• TO DO: From the listing below, copy only the lines from the line that contains "Write the TikZ code for this diagram." to the line that contains "(\x-4,\y-4) rectangle (\x+4,\y+4);", counting those two lines as part of the copy.

• PROVIDED RECORDS:

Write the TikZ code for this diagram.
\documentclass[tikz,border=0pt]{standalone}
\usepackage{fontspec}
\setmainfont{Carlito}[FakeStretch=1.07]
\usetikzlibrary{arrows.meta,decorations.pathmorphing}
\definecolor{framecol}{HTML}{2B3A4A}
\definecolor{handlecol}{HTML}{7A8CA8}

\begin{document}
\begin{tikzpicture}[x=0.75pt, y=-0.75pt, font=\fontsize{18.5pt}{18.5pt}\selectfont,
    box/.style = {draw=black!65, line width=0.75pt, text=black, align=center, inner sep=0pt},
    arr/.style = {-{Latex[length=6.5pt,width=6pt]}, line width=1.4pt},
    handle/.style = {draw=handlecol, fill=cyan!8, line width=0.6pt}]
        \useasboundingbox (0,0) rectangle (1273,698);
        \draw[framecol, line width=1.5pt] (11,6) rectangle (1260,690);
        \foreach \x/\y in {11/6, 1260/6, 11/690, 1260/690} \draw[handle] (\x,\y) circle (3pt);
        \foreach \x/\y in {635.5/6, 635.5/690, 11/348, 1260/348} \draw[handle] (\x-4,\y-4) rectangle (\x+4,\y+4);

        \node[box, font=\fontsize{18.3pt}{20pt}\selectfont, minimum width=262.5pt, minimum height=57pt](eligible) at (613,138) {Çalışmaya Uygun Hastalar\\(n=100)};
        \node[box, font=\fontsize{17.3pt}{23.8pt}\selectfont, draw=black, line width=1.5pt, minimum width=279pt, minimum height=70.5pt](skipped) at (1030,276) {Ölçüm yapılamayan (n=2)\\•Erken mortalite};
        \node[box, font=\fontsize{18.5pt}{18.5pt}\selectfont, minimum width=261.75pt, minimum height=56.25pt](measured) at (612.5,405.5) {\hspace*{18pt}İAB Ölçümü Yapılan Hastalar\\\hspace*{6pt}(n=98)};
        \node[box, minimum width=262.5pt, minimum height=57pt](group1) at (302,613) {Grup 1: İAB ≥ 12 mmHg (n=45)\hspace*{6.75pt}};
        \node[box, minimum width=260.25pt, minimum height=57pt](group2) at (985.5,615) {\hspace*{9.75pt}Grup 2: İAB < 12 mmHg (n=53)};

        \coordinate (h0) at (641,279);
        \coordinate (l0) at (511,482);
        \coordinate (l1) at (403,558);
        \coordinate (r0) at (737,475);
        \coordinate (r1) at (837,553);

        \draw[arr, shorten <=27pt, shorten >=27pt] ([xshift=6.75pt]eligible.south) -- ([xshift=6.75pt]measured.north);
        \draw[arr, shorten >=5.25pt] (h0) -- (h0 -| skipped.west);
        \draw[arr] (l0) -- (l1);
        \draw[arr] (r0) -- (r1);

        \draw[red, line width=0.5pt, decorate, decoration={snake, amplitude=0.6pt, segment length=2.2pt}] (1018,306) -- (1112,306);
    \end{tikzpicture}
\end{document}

...

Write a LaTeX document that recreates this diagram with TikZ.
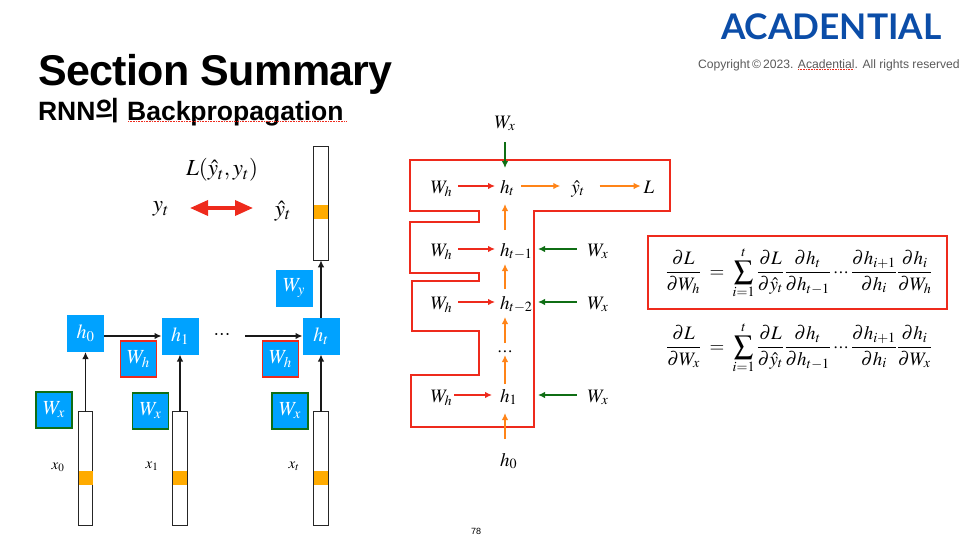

---

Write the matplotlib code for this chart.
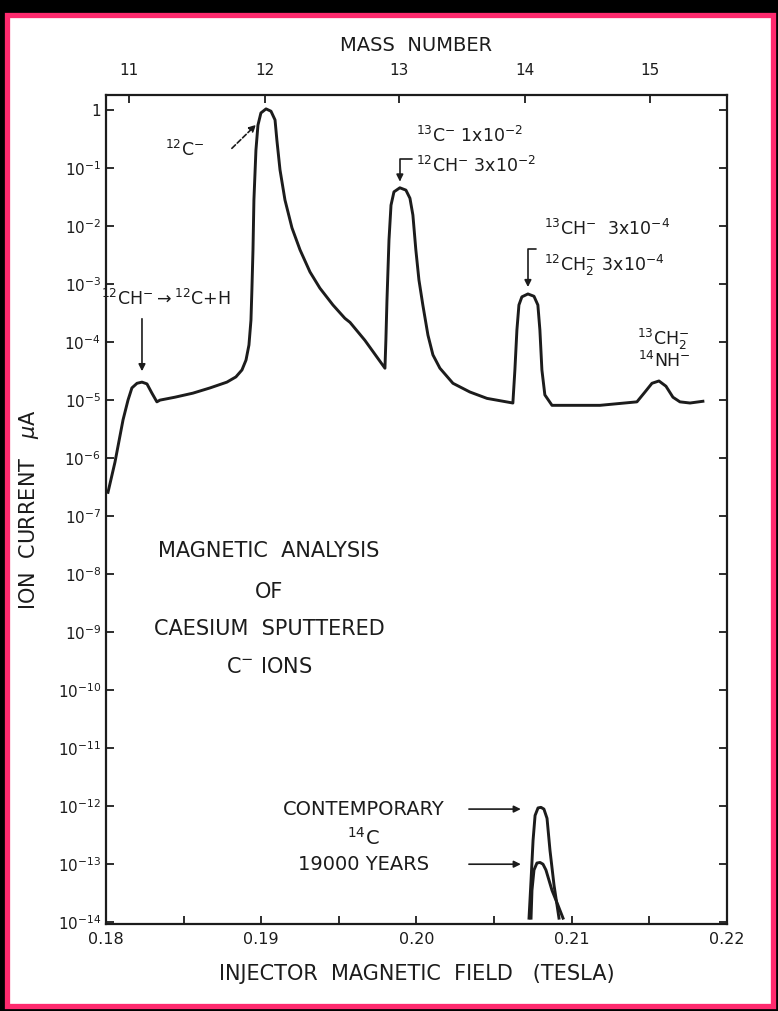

• SOLUTION TO THIS TASK:
Write the TikZ code for this diagram.
\documentclass[tikz,border=0pt]{standalone}
\usepackage{fontspec}
\setmainfont{Carlito}[FakeStretch=1.07]
\usetikzlibrary{arrows.meta,decorations.pathmorphing}
\definecolor{framecol}{HTML}{2B3A4A}
\definecolor{handlecol}{HTML}{7A8CA8}

\begin{document}
\begin{tikzpicture}[x=0.75pt, y=-0.75pt, font=\fontsize{18.5pt}{18.5pt}\selectfont,
    box/.style = {draw=black!65, line width=0.75pt, text=black, align=center, inner sep=0pt},
    arr/.style = {-{Latex[length=6.5pt,width=6pt]}, line width=1.4pt},
    handle/.style = {draw=handlecol, fill=cyan!8, line width=0.6pt}]
        \useasboundingbox (0,0) rectangle (1273,698);
        \draw[framecol, line width=1.5pt] (11,6) rectangle (1260,690);
        \foreach \x/\y in {11/6, 1260/6, 11/690, 1260/690} \draw[handle] (\x,\y) circle (3pt);
        \foreach \x/\y in {635.5/6, 635.5/690, 11/348, 1260/348} \draw[handle] (\x-4,\y-4) rectangle (\x+4,\y+4);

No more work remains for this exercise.